A final status peace treaty will draw a border through Jerusalem that the world will accept. If you want the world to say out loud that Jerusalem is Israel's capital, support a two-state solution. Before that, no American president will formally recognize Jerusalem as Israel's capital or move the embassy. George W. Bush was no more willing to do so than Barack Obama has been. I suspect that if Mitt Romney is elected, he will be absolutely irresponsible about cutting taxes on the rich and ballooning the deficit-but I don't think he is reckless enough to move the American embassy to Jerusalem before a peace agreement. Doing so would remove the last shred of American credibility in the Arab world. It might very well ignite a new intifada, which-trust me-would not be healthy for those of us who live in Jerusalem.

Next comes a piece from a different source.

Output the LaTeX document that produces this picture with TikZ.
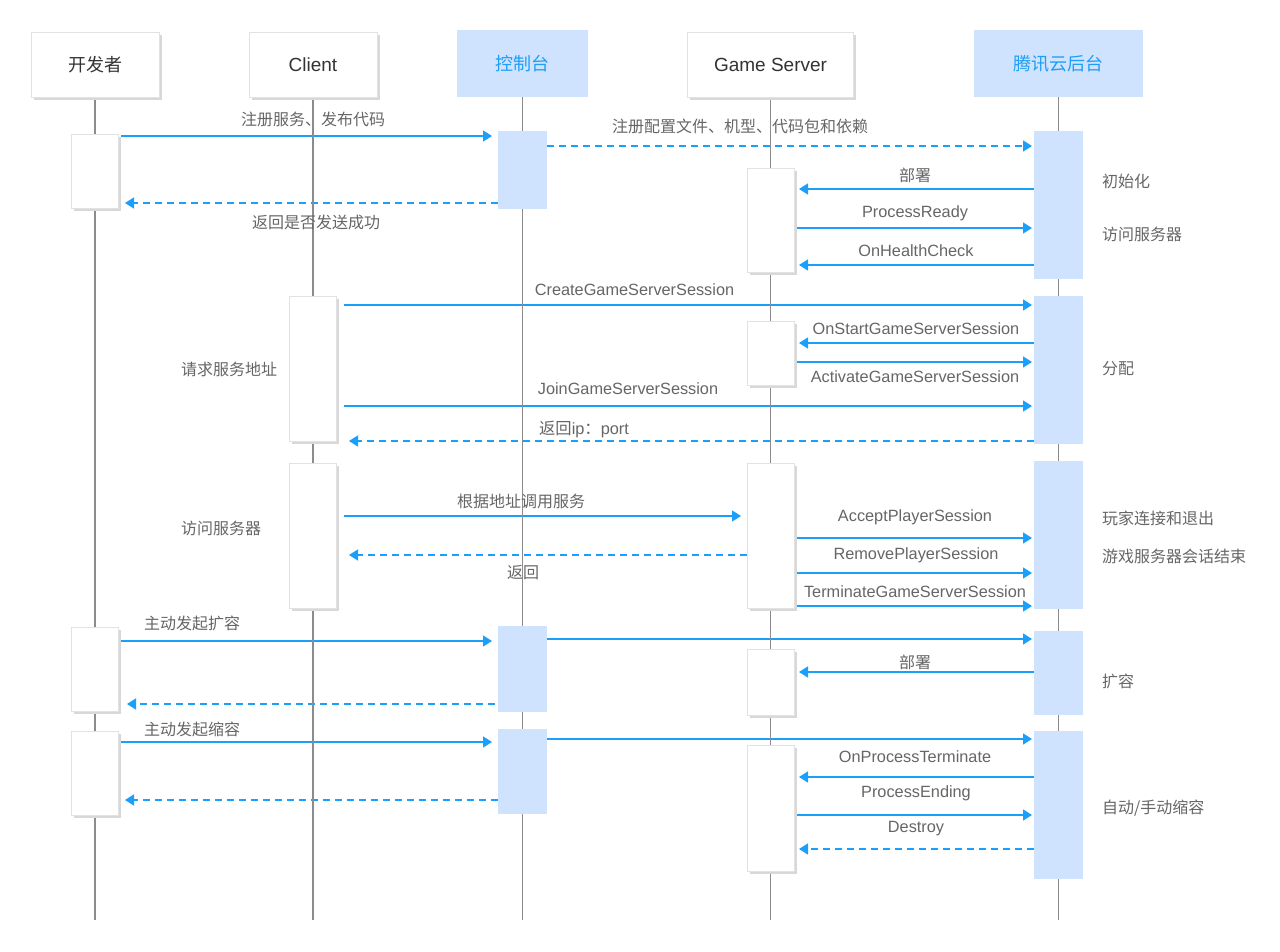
\documentclass[tikz,border=0pt]{standalone}
\usepackage{fontspec}
\setmainfont{Liberation Sans}
\newfontfamily\cjk{Noto Sans CJK SC}
\usetikzlibrary{arrows.meta,shadows}
\definecolor{lifegray}{HTML}{8C8C8C}
\definecolor{boxborder}{HTML}{E2E2E2}
\definecolor{shadowgray}{HTML}{D8D8D8}
\definecolor{bluefill}{HTML}{CFE3FE}
\definecolor{arrowblue}{HTML}{1AA0FA}
\definecolor{headblue}{HTML}{1E9EF5}
\definecolor{labelgray}{HTML}{666666}
\definecolor{headgray}{HTML}{333333}
\pgfdeclarelayer{bglayer}
\pgfdeclarelayer{arrowlayer}
\pgfdeclarelayer{lifelayer}
\pgfsetlayers{bglayer,arrowlayer,lifelayer,main}
\tikzset{
  lifeline/.style={draw=lifegray, line width=1.3pt},
  whitebox/.style={draw=boxborder, fill=white, line width=0.8pt, inner sep=0pt, outer sep=0pt,
    general shadow={fill=shadowgray, shadow xshift=2.5pt, shadow yshift=-2.5pt}},
  bluebox/.style={fill=bluefill, draw=none, inner sep=0pt, outer sep=0pt},
  msg/.style={draw=arrowblue, line width=1.4pt, -{Triangle[length=9pt,width=11pt]}},
  ret/.style={msg, dash pattern=on 7pt off 5pt},
  lbl/.style={text=labelgray, font=\fontsize{16.3}{19}\selectfont, inner sep=0pt},
  clbl/.style={text=labelgray, font=\cjk\fontsize{16}{19}\selectfont, inner sep=0pt},
  hwtext/.style={text=headgray},
  hbtext/.style={text=headblue},
}
\newcommand\actW[4]{\node[whitebox, anchor=north west, minimum width=47pt, minimum height=#4pt] (#1) at (#2,#3) {};}
\newcommand\actB[4]{\node[bluebox, anchor=north west, minimum width=49pt, minimum height=#4pt] (#1) at (#2,#3) {};}
\begin{document}
\begin{tikzpicture}[x=1pt,y=-1pt]
\begin{pgfonlayer}{bglayer}
\fill[white] (0,0) rectangle (1280,951);
\end{pgfonlayer}
\useasboundingbox (0,0) rectangle (1280,951);

% headers
\node[whitebox, minimum width=128pt, minimum height=65pt, hwtext, font=\cjk\fontsize{18}{20}\selectfont] (hdev) at (95,64.5) {开发者};
\node[whitebox, minimum width=128pt, minimum height=65pt, hwtext, font=\fontsize{19}{22}\selectfont] (hcli) at (313,64.5) {Client};
\node[bluebox, minimum width=131pt, minimum height=67pt, hbtext, font=\cjk\fontsize{18}{20}\selectfont] (hcon) at (522.5,63.5) {控制台};
\node[whitebox, minimum width=166pt, minimum height=65pt, hwtext, font=\fontsize{19}{22}\selectfont] (hgs) at (770.5,64.5) {Game Server};
\node[bluebox, minimum width=169pt, minimum height=67pt, hbtext, font=\cjk\fontsize{18}{20}\selectfont] (htc) at (1058.5,63.5) {腾讯云后台};

% lifeline ends
\coordinate (edev) at (95,920);
\coordinate (ecli) at (313,920);
\coordinate (econ) at (522.5,920);
\coordinate (egs) at (770.5,920);
\coordinate (etc) at (1058.5,920);
\begin{pgfonlayer}{lifelayer}
\draw[lifeline] (hdev.south) -- (edev);
\draw[lifeline] (hcli.south) -- (ecli);
\draw[lifeline] (hcon.south) -- (econ);
\draw[lifeline] (hgs.south) -- (egs);
\draw[lifeline] (htc.south) -- (etc);
\end{pgfonlayer}

% activation boxes
\actW{d1}{71}{134}{74}
\actW{d2}{71}{627}{84}
\actW{d3}{71}{731}{84}
\actW{c1}{289}{296}{145}
\actW{c2}{289}{463}{145}
\actB{k1}{498}{131}{78}
\actB{k2}{498}{626}{86}
\actB{k3}{498}{729}{85}
\actW{g1}{747}{168}{104}
\actW{g2}{747}{321}{64}
\actW{g3}{747}{463}{145}
\actW{g4}{747}{649}{66}
\actW{g5}{747}{745}{126}
\actB{t1}{1034}{131}{148}
\actB{t2}{1034}{296}{148}
\actB{t3}{1034}{461}{148}
\actB{t4}{1034}{631}{84}
\actB{t5}{1034}{731}{148}

% messages
\begin{pgfonlayer}{arrowlayer}
\draw[msg, shorten <=3pt, shorten >=6pt] (d1.east |- 0,136) -- (k1.west |- 0,136);
\draw[ret, shorten >=2pt] (k1.east |- 0,146) -- (t1.west |- 0,146);
\draw[ret, shorten >=7pt] (k1.west |- 0,203) -- (d1.east |- 0,203);
\draw[msg, shorten >=5pt] (t1.west |- 0,189) -- (g1.east |- 0,189);
\draw[msg, shorten <=3pt, shorten >=2pt] (g1.east |- 0,228) -- (t1.west |- 0,228);
\draw[msg, shorten >=5pt] (t1.west |- 0,265) -- (g1.east |- 0,265);
\draw[msg, shorten <=8pt, shorten >=2pt] (c1.east |- 0,305) -- (t2.west |- 0,305);
\draw[msg, shorten >=5pt] (t2.west |- 0,343) -- (g2.east |- 0,343);
\draw[msg, shorten <=3pt, shorten >=2pt] (g2.east |- 0,362) -- (t2.west |- 0,362);
\draw[msg, shorten <=8pt, shorten >=2pt] (c1.east |- 0,406) -- (t2.west |- 0,406);
\draw[ret, shorten >=13pt] (t2.west |- 0,441) -- (c1.east |- 0,441);
\draw[msg, shorten <=8pt, shorten >=6pt] (c2.east |- 0,516) -- (g3.west |- 0,516);
\draw[ret, shorten >=13pt] (g3.west |- 0,555) -- (c2.east |- 0,555);
\draw[msg, shorten <=3pt, shorten >=2pt] (g3.east |- 0,538) -- (t3.west |- 0,538);
\draw[msg, shorten <=3pt, shorten >=2pt] (g3.east |- 0,573) -- (t3.west |- 0,573);
\draw[msg, shorten <=3pt, shorten >=2pt] (g3.east |- 0,606) -- (t3.west |- 0,606);
\draw[msg, shorten <=3pt, shorten >=6pt] (d2.east |- 0,641) -- (k2.west |- 0,641);
\draw[msg, shorten >=2pt] (k2.east |- 0,639) -- (t4.west |- 0,639);
\draw[msg, shorten >=5pt] (t4.west |- 0,672) -- (g4.east |- 0,672);
\draw[ret, shorten <=3pt, shorten >=9pt] (k2.west |- 0,704) -- (d2.east |- 0,704);
\draw[msg, shorten <=3pt, shorten >=6pt] (d3.east |- 0,742) -- (k3.west |- 0,742);
\draw[msg, shorten >=2pt] (k3.east |- 0,739) -- (t5.west |- 0,739);
\draw[msg, shorten >=5pt] (t5.west |- 0,777) -- (g5.east |- 0,777);
\draw[msg, shorten <=3pt, shorten >=2pt] (g5.east |- 0,815) -- (t5.west |- 0,815);
\draw[ret, shorten >=5pt] (t5.west |- 0,849) -- (g5.east |- 0,849);
\draw[ret, shorten >=7pt] (k3.west |- 0,800) -- (d3.east |- 0,800);
\end{pgfonlayer}

% message labels
\node[clbl] (m1) at (313,119) {注册服务、发布代码};
\node[clbl] (m2) at (740,126) {注册配置文件、机型、代码包和依赖};
\node[clbl] (m3) at (316,222) {返回是否发送成功};
\node[clbl] (m4) at (915,175) {部署};
\node[lbl] (m5) at (915,213) {ProcessReady};
\node[lbl] (m6) at (916,251) {OnHealthCheck};
\node[lbl] (m7) at (634.5,290) {CreateGameServerSession};
\node[lbl] (m8) at (916,329) {OnStartGameServerSession};
\node[lbl] (m9) at (915,377) {ActivateGameServerSession};
\node[lbl] (m10) at (628,389) {JoinGameServerSession};
\node[lbl] (m11) at (584,429) {{\cjk 返回}ip{\cjk ：}port};
\node[clbl] (m12) at (521,501) {根据地址调用服务};
\node[clbl] (m13) at (523,573) {返回};
\node[lbl] (m14) at (915,517) {AcceptPlayerSession};
\node[lbl] (m15) at (916,555) {RemovePlayerSession};
\node[lbl] (m16) at (915,592) {TerminateGameServerSession};
\node[clbl] (m17) at (192,623) {主动发起扩容};
\node[clbl] (m18) at (915,662) {部署};
\node[clbl] (m19) at (192,729) {主动发起缩容};
\node[lbl] (m20) at (915,757) {OnProcessTerminate};
\node[lbl] (m21) at (916,793) {ProcessEnding};
\node[lbl] (m22) at (916,829) {Destroy};

% side notes
\node[clbl, anchor=west] (n1) at (1102,181) {初始化};
\node[clbl, anchor=west] (n2) at (1102,234) {访问服务器};
\node[clbl, anchor=west] (n3) at (1102,369) {分配};
\node[clbl, anchor=west] (n4) at (1102,518) {玩家连接和退出};
\node[clbl, anchor=west] (n5) at (1102,556) {游戏服务器会话结束};
\node[clbl, anchor=west] (n6) at (1102,681) {扩容};
\node[clbl, anchor=west] (n7) at (1102,808) {自动/手动缩容};
\node[clbl, anchor=west] (n8) at (181,369) {请求服务地址};
\node[clbl, anchor=west] (n9) at (181,528) {访问服务器};
\end{tikzpicture}
\end{document}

How many Americans will vote based on what the Democratic platform says about the Jerusalem? You can count them on your thumbs. This may be the most ideologically stark American election since 1932, if not since 1860. Most American Jews will vote for Obama. If they are worried about Israel, they will notice that Obama has upped funding for Israeli missile defense, vetoed U.N. resolutions criticizing Israel, and kept Benjamin Netanyahu from launching a disastrous attack on Iran. The minority of Jews who support Romney don't care if the Democrats put the entire Israeli national anthem in their platform, in Hebrew. Most evangelicals will vote Romney, and are similarly unconcerned about whether "Jerusalem"-or "God"-is in the Democratic platform.
Omitting sweet nothings about Jerusalem from the platform was a quiet Kinsley gaffe, an inopportune attack of candor. Having recovered, the Democrats have paid fealty to fantasy. We may now return to the regularly scheduled furies of this campaign.